World Trade Towers design exceeded wind load codes
Public release date: 1-Oct-2004
"NIST recently completed its review of the original 1960s-era source documents containing wind tunnel test data and wind load estimation methods used for the towers, calculated the wind load estimates based on a clearer interpretation of this information, and determined the values actually used in the design of the buildings. These clarified original design wind load estimates all exceed those established by the New York City building code prior to 1968 (when the WTC towers were designed) and through 2001 (when the towers were destroyed). The values also are higher than those required by other selected building codes of the era, including the relevant national model building code.
Wind load capacity is a key factor in determining the overall strength of a tall building and is important in determining not only its ability to withstand winds but also its reserve capacity to withstand unanticipated events such as a major fire or impact damage."
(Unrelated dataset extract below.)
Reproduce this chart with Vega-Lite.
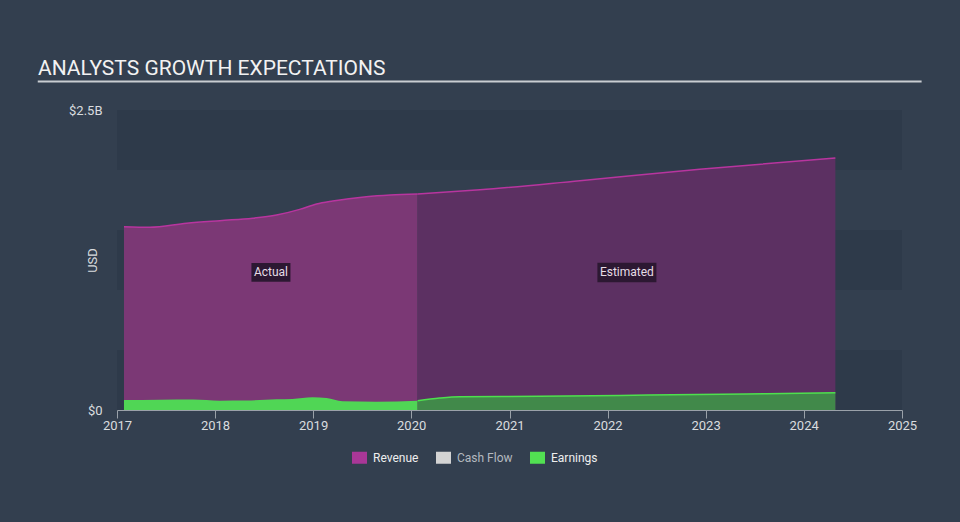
{
  "$schema": "https://vega.github.io/schema/vega-lite/v6.json",
  "width": 785,
  "height": 300,
  "autosize": {"type": "none"},
  "padding": {"left": 117, "top": 110, "right": 58, "bottom": 112},
  "background": "#333f4f",
  "config": {
    "view": {"stroke": null},
    "font": "Roboto",
    "axisX": {"domainColor": "#9aa1a9", "tickColor": "#9aa1a9", "tickSize": 8, "labelColor": "#d9dcdf", "labelFontSize": 13, "labelFont": "Roboto", "labelPadding": 1, "labelFlush": false, "grid": false, "title": null},
    "axisY": {"domain": false, "ticks": false, "grid": false, "labelColor": "#d9dcdf", "labelFontSize": 13, "labelFont": "Roboto", "labelPadding": 15, "titleColor": "#d9dcdf", "titleFontSize": 13, "titleFont": "Roboto", "titleFontWeight": "normal", "titleX": -25, "titleY": 150, "titleBaseline": "middle", "titleAngle": -90}
  },
  "title": {"text": "ANALYSTS GROWTH EXPECTATIONS", "anchor": "start", "frame": "group", "dx": -79, "offset": -15, "baseline": "alphabetic", "fontSize": 21, "font": "Roboto", "fontWeight": "normal", "color": "#f2f2f2"},
  "datasets": {
    "series": [
      {"date": "2017-01-27", "metric": "Revenue", "phase": "Actual", "value": 1.527},
      {"date": "2017-05-03", "metric": "Revenue", "phase": "Actual", "value": 1.522},
      {"date": "2017-09-17", "metric": "Revenue", "phase": "Actual", "value": 1.556},
      {"date": "2018-01-19", "metric": "Revenue", "phase": "Actual", "value": 1.578},
      {"date": "2018-05-21", "metric": "Revenue", "phase": "Actual", "value": 1.598},
      {"date": "2018-08-18", "metric": "Revenue", "phase": "Actual", "value": 1.625},
      {"date": "2018-11-12", "metric": "Revenue", "phase": "Actual", "value": 1.672},
      {"date": "2019-01-14", "metric": "Revenue", "phase": "Actual", "value": 1.717},
      {"date": "2019-03-15", "metric": "Revenue", "phase": "Actual", "value": 1.742},
      {"date": "2019-07-18", "metric": "Revenue", "phase": "Actual", "value": 1.778},
      {"date": "2019-10-15", "metric": "Revenue", "phase": "Actual", "value": 1.792},
      {"date": "2020-01-25", "metric": "Revenue", "phase": "Actual", "value": 1.8},
      {"date": "2020-01-25", "metric": "Revenue", "phase": "Estimated", "value": 1.8},
      {"date": "2020-09-13", "metric": "Revenue", "phase": "Estimated", "value": 1.835},
      {"date": "2021-09-20", "metric": "Revenue", "phase": "Estimated", "value": 1.911},
      {"date": "2022-12-10", "metric": "Revenue", "phase": "Estimated", "value": 2.006},
      {"date": "2024-04-28", "metric": "Revenue", "phase": "Estimated", "value": 2.1},
      {"date": "2017-01-27", "metric": "Earnings", "phase": "Actual", "value": 0.083},
      {"date": "2017-06-09", "metric": "Earnings", "phase": "Actual", "value": 0.086},
      {"date": "2017-10-11", "metric": "Earnings", "phase": "Actual", "value": 0.087},
      {"date": "2018-01-19", "metric": "Earnings", "phase": "Actual", "value": 0.078},
      {"date": "2018-04-27", "metric": "Earnings", "phase": "Actual", "value": 0.079},
      {"date": "2018-08-18", "metric": "Earnings", "phase": "Actual", "value": 0.089},
      {"date": "2018-10-16", "metric": "Earnings", "phase": "Actual", "value": 0.092},
      {"date": "2018-12-30", "metric": "Earnings", "phase": "Actual", "value": 0.106},
      {"date": "2019-02-20", "metric": "Earnings", "phase": "Actual", "value": 0.1},
      {"date": "2019-04-21", "metric": "Earnings", "phase": "Actual", "value": 0.072},
      {"date": "2019-08-24", "metric": "Earnings", "phase": "Actual", "value": 0.069},
      {"date": "2020-01-25", "metric": "Earnings", "phase": "Actual", "value": 0.078},
      {"date": "2020-01-25", "metric": "Earnings", "phase": "Estimated", "value": 0.078},
      {"date": "2020-04-16", "metric": "Earnings", "phase": "Estimated", "value": 0.1},
      {"date": "2020-06-30", "metric": "Earnings", "phase": "Estimated", "value": 0.111},
      {"date": "2021-04-22", "metric": "Earnings", "phase": "Estimated", "value": 0.114},
      {"date": "2022-06-01", "metric": "Earnings", "phase": "Estimated", "value": 0.124},
      {"date": "2023-06-01", "metric": "Earnings", "phase": "Estimated", "value": 0.134},
      {"date": "2024-04-28", "metric": "Earnings", "phase": "Estimated", "value": 0.144}
    ],
    "bands": [
      {"lo": 0, "hi": 0.5},
      {"lo": 1, "hi": 1.5},
      {"lo": 2, "hi": 2.5}
    ],
    "labels": [
      {"date": "2018-07-28", "value": 1.146, "label": "Actual"},
      {"date": "2022-03-14", "value": 1.146, "label": "Estimated"}
    ],
    "legend_items": [
      {"item": "Revenue"},
      {"item": "Cash Flow"},
      {"item": "Earnings"}
    ]
  },
  "layer": [
    {
      "data": {"name": "bands"},
      "mark": {"type": "rect", "color": "#2e3a4a"},
      "encoding": {
        "y": {"field": "lo", "type": "quantitative", "scale": {"domain": [0, 2.5], "nice": false}, "axis": {"title": "USD", "values": [0, 2.5], "labelExpr": "datum.value == 0 ? '$0' : '$' + datum.value + 'B'"}},
        "y2": {"field": "hi"}
      }
    },
    {
      "data": {"name": "series"},
      "transform": [{"filter": "datum.metric == 'Revenue' && datum.phase == 'Actual'"}],
      "mark": {"type": "area", "color": "#7b3875", "interpolate": "monotone"},
      "encoding": {
        "x": {"field": "date", "type": "temporal", "scale": {"type": "utc", "domain": [{"year": 2017, "month": 1, "date": 1, "utc": true}, {"year": 2025, "month": 1, "date": 1, "utc": true}]},
          "axis": {"format": "%Y", "values": [{"year": 2017, "month": 1, "date": 1, "utc": true}, {"year": 2018, "month": 1, "date": 1, "utc": true}, {"year": 2019, "month": 1, "date": 1, "utc": true}, {"year": 2020, "month": 1, "date": 1, "utc": true}, {"year": 2021, "month": 1, "date": 1, "utc": true}, {"year": 2022, "month": 1, "date": 1, "utc": true}, {"year": 2023, "month": 1, "date": 1, "utc": true}, {"year": 2024, "month": 1, "date": 1, "utc": true}, {"year": 2025, "month": 1, "date": 1, "utc": true}]}},
        "y": {"field": "value", "type": "quantitative"}
      }
    },
    {
      "data": {"name": "series"},
      "transform": [{"filter": "datum.metric == 'Revenue' && datum.phase == 'Estimated'"}],
      "mark": {"type": "area", "color": "#5c3062", "interpolate": "monotone"},
      "encoding": {
        "x": {"field": "date", "type": "temporal"},
        "y": {"field": "value", "type": "quantitative"}
      }
    },
    {
      "data": {"name": "series"},
      "transform": [{"filter": "datum.metric == 'Earnings' && datum.phase == 'Actual'"}],
      "mark": {"type": "area", "color": "#50d655", "interpolate": "monotone"},
      "encoding": {
        "x": {"field": "date", "type": "temporal"},
        "y": {"field": "value", "type": "quantitative"}
      }
    },
    {
      "data": {"name": "series"},
      "transform": [{"filter": "datum.metric == 'Earnings' && datum.phase == 'Estimated'"}],
      "mark": {"type": "area", "color": "#41894a", "interpolate": "monotone"},
      "encoding": {
        "x": {"field": "date", "type": "temporal"},
        "y": {"field": "value", "type": "quantitative"}
      }
    },
    {
      "data": {"name": "series"},
      "transform": [{"filter": "datum.metric == 'Revenue'"}],
      "mark": {"type": "line", "color": "#b8359f", "strokeWidth": 1.5, "interpolate": "monotone"},
      "encoding": {
        "x": {"field": "date", "type": "temporal"},
        "y": {"field": "value", "type": "quantitative"},
        "detail": {"field": "phase"}
      }
    },
    {
      "data": {"name": "series"},
      "transform": [{"filter": "datum.metric == 'Earnings' && datum.phase == 'Estimated'"}],
      "mark": {"type": "line", "color": "#4ee04e", "strokeWidth": 1.5, "interpolate": "monotone"},
      "encoding": {
        "x": {"field": "date", "type": "temporal"},
        "y": {"field": "value", "type": "quantitative"}
      }
    },
    {
      "data": {"name": "labels"},
      "transform": [{"filter": "datum.label == 'Actual'"}],
      "mark": {"type": "point", "filled": true, "opacity": 1, "color": "#2c1832", "shape": "M-1,-0.48H1V0.48H-1Z", "size": 1521, "strokeWidth": 0},
      "encoding": {
        "x": {"field": "date", "type": "temporal"},
        "y": {"field": "value", "type": "quantitative"}
      }
    },
    {
      "data": {"name": "labels"},
      "transform": [{"filter": "datum.label == 'Estimated'"}],
      "mark": {"type": "point", "filled": true, "opacity": 1, "color": "#2c1832", "shape": "M-1,-0.33H1V0.33H-1Z", "size": 3481, "strokeWidth": 0},
      "encoding": {
        "x": {"field": "date", "type": "temporal"},
        "y": {"field": "value", "type": "quantitative"}
      }
    },
    {
      "data": {"name": "labels"},
      "mark": {"type": "text", "color": "#e6dde6", "fontSize": 12, "font": "Roboto", "align": "center", "baseline": "middle"},
      "encoding": {
        "x": {"field": "date", "type": "temporal"},
        "y": {"field": "value", "type": "quantitative"},
        "text": {"field": "label"}
      }
    },
    {
      "data": {"name": "legend_items"},
      "mark": {"type": "square", "opacity": 0},
      "encoding": {
        "color": {"field": "item", "type": "nominal",
          "scale": {"domain": ["Revenue", "Cash Flow", "Earnings"], "range": ["#a93797", "#d3d3d3", "#52e052"]},
          "legend": {"title": null, "orient": "none", "legendX": 235, "legendY": 340, "direction": "horizontal", "padding": 0,
            "symbolType": "M-1,-0.8H1V0.8H-1Z", "symbolSize": 225, "symbolOpacity": 1, "symbolStrokeWidth": 0,
            "labelFontSize": 12, "labelFont": "Roboto", "labelFontWeight": "normal", "labelOffset": 6, "columnPadding": 17, "labelColor": "#eeeeee",
            "encode": {"labels": {"update": {"fill": {"signal": "datum.label === 'Cash Flow' ? '#b4b9bf' : '#eeeeee'"}}}}}
        }
      }
    },
    {
      "data": {"values": [{}]},
      "mark": {"type": "rule", "color": "#c9cdd2", "strokeWidth": 2, "clip": false},
      "encoding": {
        "x": {"datum": {"year": 2016, "month": 3, "date": 12, "utc": true}, "type": "temporal"},
        "x2": {"datum": {"year": 2025, "month": 3, "date": 15, "utc": true}},
        "y": {"datum": 2.7375, "type": "quantitative"}
      }
    }
  ]
}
Contradictory statements by Leslie Robertson where he sometimes states that the WTC Towers were engineered for a slow moving B-707 flying in the fog, come across as a emotionally defensive reaction to his sense of guilt over the collapse of the WTC Towers.
Claiming the WTC Towers were never engineered for 600 mph 767 impacts, assuages his sense of guilt over those many lost lives.
A tragedy that he could never have prevented and holds no responsibility for.
82 year old Leslie Robertson is yet another innocent victim of the Inside Job.